Улица полого поднимается вверх, и мне кажется, что на моей улице, как раз на этом месте, где я ступаю, закругляется земной шар. Он медленно летит во Вселенной и немножко крутится при этом вокруг своей оси, а я иду по земле, как по глобусу, и оказываюсь то вверх ногами, то вверх головой. В руках у меня палочки. Я иду и подстукиваю из-за такта на три четверти.
Когда я проснулся, был полдень.
Алка не спала, лежала, вытянув руки поверх одеяла, и смотрела перед собой.
Посреди нашей комнаты стоял стол, заставленный немьггой посудой, а пол был почиркан черными полосками. Такие полоски остаются, когда танцуешь в резиновой обуви.
Алкино платье валялось в кресле. Прозрачный рукав свесился, на локте он был немножко оттянут и как бы хранил форму Ал киной руки.
— Послезавтра на работу, — вдруг сказала она.
Я ничего не ответил.
Праздники окончились, пора выходить на работу.
Алка будет преподавать литературу — должны ведь дети знать Пушкина.

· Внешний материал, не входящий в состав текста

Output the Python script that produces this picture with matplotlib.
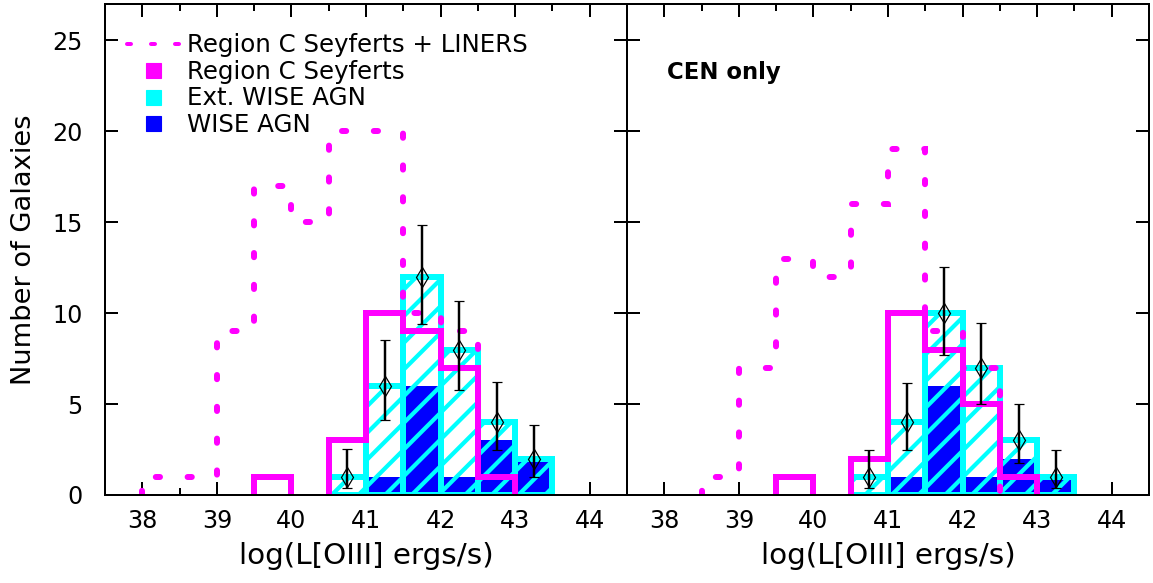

А я буду придумывать механизмы — должна ведь быть на заводе своя автоматическая линия.
— А когда следующие праздники? — спросила Алка.
— Восьмое марта.
— Восьмое марта — только один день.
Первое Мая, — сказал я, потому что давно все высчитал, — три дня: первое, второе, третье.
— Первое, второе, третье, — повторила Алка и загнула по очереди три пальца. — Поедем за город!
— Грязно будет.
— А мы сапоги наденем.
— Ты поедешь... — не верю я.
— Нет, поедем, поедем, поедем, — страстно проговорила Алка. — Я никогда не была весной в лесу.
Как-то так сложилось в моей жизни, что я тоже никогда не был весной в лесу.
Наверное, в это время снег сошел и почки набухли листьями.
Я представил себе, как умел, весенний лес, дымно-сиреневый и прозрачный, а в этом лесу себя и Алку в куртках и новых резиновых сапогах.